Because most people in our area have immunity to the measles through vaccination, the risk to the general public is low. However, people who were in the same locations at Sea-Tac Airport around the same time as the contagious traveler should be aware of their immunity status, monitor themselves for symptoms, and call a health care provider promptly if they develop an illness with fever or an unexplained rash illness sometime between July 11 and July 25, 2013.
People at highest risk from exposure to measles include those who are unvaccinated, pregnant women, infants under six months of age and those with weakened immune systems.
The contagious traveler flew from Beijing to Seattle on July 4. Persons who were in one of the following areas at Sea-Tac Airport between 12 p.m. and 4:00 p.m. on July 4 were possibly exposed to measles:
- South Satellite International Terminal Arrival Area
- Immigration and primary screening
- Adoption processing
- Restrooms in the South Satellite
- Baggage Claim/Customs
- Train to main terminal
- Main terminal baggage claim
- Elevator in Main Terminal to Level 2 parking garage
After arriving in Seattle, the traveler received medical attention and was diagnosed on July 4 and determined to be infectious beginning on July 4. Health authorities in Washington state and at the federal Centers for Disease Control and Prevention (CDC) were notified.
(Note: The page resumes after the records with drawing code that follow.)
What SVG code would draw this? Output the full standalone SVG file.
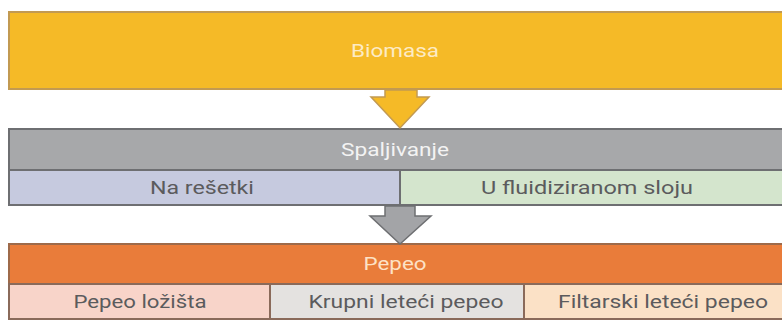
<svg xmlns="http://www.w3.org/2000/svg" width="782" height="321" viewBox="0 0 782 321">
  <style>
    .t { font-family: "Liberation Sans Narrow", "Roboto", "Liberation Sans", sans-serif; text-anchor: middle; }
    .hd { font-size: 19px; }
    .sb { font-size: 18px; fill: #5b5b5d; }
    .bx { stroke-width: 2; }
  </style>
  <rect width="782" height="321" fill="#ffffff"/>

  <g id="biomasa">
    <rect class="bx" x="9" y="12" width="776" height="77" fill="#F5BA27" stroke="#C29A52"/>
    <text class="t hd" x="395" y="57" fill="#FDEBC4" textLength="88" lengthAdjust="spacingAndGlyphs">Biomasa</text>
  </g>

  <g id="spaljivanje">
    <rect class="bx" x="9" y="129" width="776" height="41" fill="#A7A8AA" stroke="#6E6F72"/>
    <text class="t hd" x="395" y="156" fill="#F3F3F3" textLength="108" lengthAdjust="spacingAndGlyphs">Spaljivanje</text>
  </g>

  <g id="na-resetki">
    <rect class="bx" x="9" y="170" width="391" height="35" fill="#C6CADF" stroke="#6E6F72"/>
    <text class="t sb" x="202" y="194" textLength="104" lengthAdjust="spacingAndGlyphs">Na rešetki</text>
  </g>

  <g id="fluidizirani-sloj">
    <rect class="bx" x="400" y="170" width="385" height="35" fill="#D4E5CD" stroke="#6E6F72"/>
    <text class="t sb" x="587" y="194" textLength="212" lengthAdjust="spacingAndGlyphs">U fluidiziranom sloju</text>
  </g>

  <g id="pepeo">
    <rect class="bx" x="9" y="244" width="776" height="40" fill="#E97C3A" stroke="#9E6A4A"/>
    <text class="t hd" x="395" y="270" fill="#FDE2C6" textLength="63" lengthAdjust="spacingAndGlyphs">Pepeo</text>
  </g>

  <g id="pepeo-lozista">
    <rect class="bx" x="9" y="284" width="261" height="35" fill="#F8D4C9" stroke="#8A6A5A"/>
    <text class="t sb" x="140" y="308" textLength="133" lengthAdjust="spacingAndGlyphs">Pepeo ložišta</text>
  </g>

  <g id="krupni-leteci-pepeo">
    <rect class="bx" x="270" y="284" width="254" height="35" fill="#E4E2E0" stroke="#8A6A5A"/>
    <text class="t sb" x="406" y="308" textLength="195" lengthAdjust="spacingAndGlyphs">Krupni leteći pepeo</text>
  </g>

  <g id="filtarski-leteci-pepeo">
    <rect class="bx" x="524" y="284" width="261" height="35" fill="#FBE1C6" stroke="#8A6A5A"/>
    <text class="t sb" x="663" y="308" textLength="210" lengthAdjust="spacingAndGlyphs">Filtarski leteći pepeo</text>
  </g>

  <g id="connectors">
    <polygon points="385,90 417,90 417,97 429,97 400,128 371,97 385,97" fill="#F5BA27" stroke="#C29A52" stroke-width="1.5" stroke-linejoin="miter"/>
    <polygon points="385,206 415,206 415,216 431,216 400,244 370,216 385,216" fill="#A3A4A7" stroke="#6E6F72" stroke-width="1.5" stroke-linejoin="miter"/>
  </g>
</svg>
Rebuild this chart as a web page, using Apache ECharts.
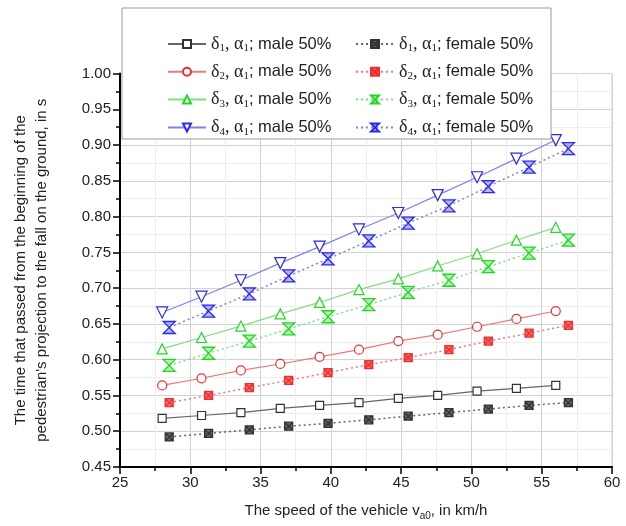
<!DOCTYPE html>
<html>
<head>
<meta charset="utf-8">
<script src="https://cdn.jsdelivr.net/npm/echarts@6/dist/echarts.min.js"></script>
<style>
  html, body { margin: 0; padding: 0; background: #fff; }
  #chart { width: 626px; height: 526px; }
</style>
</head>
<body>
<div id="chart"></div>
<script>
// speeds (km/h) of the points, male and female series are shifted a bit
const maleSpeed = [28, 30.8, 33.6, 36.4, 39.2, 42, 44.8, 47.6, 50.4, 53.2, 56];
const femaleSpeed = [28.5, 31.3, 34.2, 37.0, 39.8, 42.7, 45.5, 48.4, 51.2, 54.1, 56.9];

// time values, s
const d1Male = [0.518, 0.522, 0.526, 0.532, 0.536, 0.540, 0.546, 0.550, 0.556, 0.560, 0.564];
const d2Male = [0.564, 0.574, 0.585, 0.594, 0.604, 0.614, 0.626, 0.635, 0.646, 0.657, 0.668];
const d3Male = [0.615, 0.631, 0.647, 0.664, 0.680, 0.698, 0.713, 0.731, 0.748, 0.767, 0.785];
const d4Male = [0.666, 0.688, 0.711, 0.735, 0.758, 0.782, 0.805, 0.830, 0.855, 0.881, 0.907];
const d1Female = [0.492, 0.497, 0.502, 0.507, 0.511, 0.516, 0.521, 0.526, 0.531, 0.536, 0.540];
const d2Female = [0.540, 0.550, 0.561, 0.571, 0.582, 0.593, 0.603, 0.614, 0.626, 0.637, 0.648];
const d3Female = [0.592, 0.609, 0.626, 0.643, 0.660, 0.677, 0.694, 0.711, 0.730, 0.749, 0.767];
const d4Female = [0.645, 0.668, 0.692, 0.717, 0.741, 0.766, 0.791, 0.815, 0.842, 0.869, 0.895];

const maleNames = ['δ1, α1; male 50%', 'δ2, α1; male 50%', 'δ3, α1; male 50%', 'δ4, α1; male 50%'];
const femaleNames = ['δ1, α1; female 50%', 'δ2, α1; female 50%', 'δ3, α1; female 50%', 'δ4, α1; female 50%'];

const symColor = ['#333333', '#ee3030', '#22d822', '#2a2ae8'];
const lineColor = ['#666666', '#f07878', '#7ee07e', '#8080ee'];

const hexToRgba = (hex, a) => {
    return `rgba(${parseInt(hex.slice(1, 3), 16)},${parseInt(hex.slice(3, 5), 16)},${parseInt(hex.slice(5, 7), 16)},${a})`;
};

const pairs = (xs, ys) => xs.map((x, i) => [x, ys[i]]);

const downTri = 'path://M0,0 L10,0 L5,9 Z';
const crossSquare = 'path://M0,0 L10,0 L10,10 L0,10 Z M0,0 L10,10 M10,0 L0,10';
const hourglass = 'path://M0,0 L10,0 L0,10 L10,10 Z';
const maleSymbols = ['rect', 'circle', 'triangle', downTri];
const maleSizes = [8, 9, 10, 11];
const femaleSymbols = [crossSquare, crossSquare, hourglass, hourglass];
const femaleSizes = [8, 8, 12, 12];
const femaleFill = [0.75, 0.7, 0.35, 0.35];

const maleData = [d1Male, d2Male, d3Male, d4Male];
const femaleData = [d1Female, d2Female, d3Female, d4Female];

let series = [];
maleData.forEach((d, i) => {
    series.push({
        name: maleNames[i],
        type: 'line',
        data: pairs(maleSpeed, d),
        symbol: maleSymbols[i],
        symbolSize: maleSizes[i],
        z: 3,
        itemStyle: { color: '#fff', borderColor: symColor[i], borderWidth: 1.2 },
        lineStyle: { color: lineColor[i], width: 1.2 }
    });
});
femaleData.forEach((d, i) => {
    series.push({
        name: femaleNames[i],
        type: 'line',
        data: pairs(femaleSpeed, d),
        symbol: femaleSymbols[i],
        symbolSize: femaleSizes[i],
        z: 3,
        itemStyle: { color: hexToRgba(symColor[i], femaleFill[i]), borderColor: symColor[i], borderWidth: 1.3 },
        lineStyle: { color: lineColor[i], width: 1.5, type: [2, 3] }
    });
});

// subscripts for the greek letters
const legendFmt = name => {
    const m = name.match(/^δ(\d), α(\d); (.*)$/);
    return `{g|δ}{s|${m[1]}}{g|, α}{s|${m[2]}}{t|; ${m[3]}}`;
};
const legendRich = {
    g: { fontFamily: 'Liberation Serif', fontSize: 18, color: '#222', lineHeight: 18 },
    s: { fontFamily: 'Liberation Serif', fontSize: 11, color: '#222', lineHeight: 18, padding: [9, 0, 0, 0] },
    t: { fontFamily: 'Liberation Sans', fontSize: 16.5, color: '#222', lineHeight: 18 }
};
const legendBase = {
    orient: 'vertical',
    top: 34,
    padding: 0,
    itemWidth: 38,
    itemHeight: 10,
    itemGap: 7.8,
    formatter: legendFmt,
    textStyle: { rich: legendRich, padding: [0, 0, 0, 0] },
    z: 10
};

const chart = echarts.init(document.getElementById('chart'));
chart.setOption({
    backgroundColor: '#fff',
    animation: false,
    grid: {
        left: 120, right: 14, top: 73.5, bottom: 58,
        show: true, borderColor: '#cfcfcf', borderWidth: 1
    },
    graphic: [{
        type: 'rect',
        shape: { x: 122, y: 8, width: 429, height: 131 },
        style: { fill: '#fff', stroke: '#9a9a9a', lineWidth: 1 },
        z: 9
    }],
    legend: [
        Object.assign({}, legendBase, { left: 167, data: maleNames }),
        Object.assign({}, legendBase, { left: 355, data: femaleNames })
    ],
    xAxis: {
        type: 'value',
        min: 25, max: 60, interval: 5,
        name: '{a|The speed of the vehicle v}{s|a0}{a|, in km/h}',
        nameLocation: 'middle',
        nameGap: 34,
        nameTextStyle: {
            rich: {
                a: { fontFamily: 'Liberation Sans', fontSize: 15, color: '#222' },
                s: { fontFamily: 'Liberation Sans', fontSize: 10, color: '#222', padding: [10, 0, 0, 0] }
            }
        },
        axisLine: { lineStyle: { color: '#000', width: 2 } },
        axisTick: { length: 7, lineStyle: { color: '#000', width: 1.5 } },
        minorTick: { show: true, splitNumber: 2, length: 4, lineStyle: { color: '#000', width: 1.5 } },
        axisLabel: { fontFamily: 'Liberation Sans', fontSize: 15, color: '#222', margin: 8 },
        splitLine: { lineStyle: { color: '#d2d2d2', width: 1 } },
        minorSplitLine: { show: true, lineStyle: { color: '#ededed', width: 1 } }
    },
    yAxis: {
        type: 'value',
        min: 0.45, max: 1.0, interval: 0.05,
        name: 'The time that passed from the beginning of the\npedestrian\'s projection to the fall on the ground, in s',
        nameLocation: 'middle',
        nameGap: 68,
        nameTextStyle: { fontFamily: 'Liberation Sans', fontSize: 15, color: '#222', lineHeight: 21 },
        axisLine: { lineStyle: { color: '#000', width: 2 } },
        axisTick: { length: 7, lineStyle: { color: '#000', width: 1.5 } },
        minorTick: { show: true, splitNumber: 2, length: 4, lineStyle: { color: '#000', width: 1.5 } },
        axisLabel: {
            fontFamily: 'Liberation Sans', fontSize: 15, color: '#222', margin: 9,
            formatter: v => v.toFixed(2)
        },
        splitLine: { lineStyle: { color: '#d2d2d2', width: 1 } },
        minorSplitLine: { show: true, lineStyle: { color: '#ededed', width: 1 } }
    },
    series: series
});
</script>
</body>
</html>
The CDC is following up to notify those on the same flights as the contagious traveler.
Measles, also known as rubeola, is a highly contagious and usually severe illness that causes fever, rash, cough, and red, watery eyes. The rash begins on the face and spreads to the rest of the body. Fever (often greater than 101° F), cough and other symptoms begin two to four days before the rash appears.
Measles symptoms begin seven to 21 days after the exposure to measles occurred. Measles is contagious from approximately four days before the rash appears through four days after the rash appears. People can spread measles before they have the characteristic measles rash.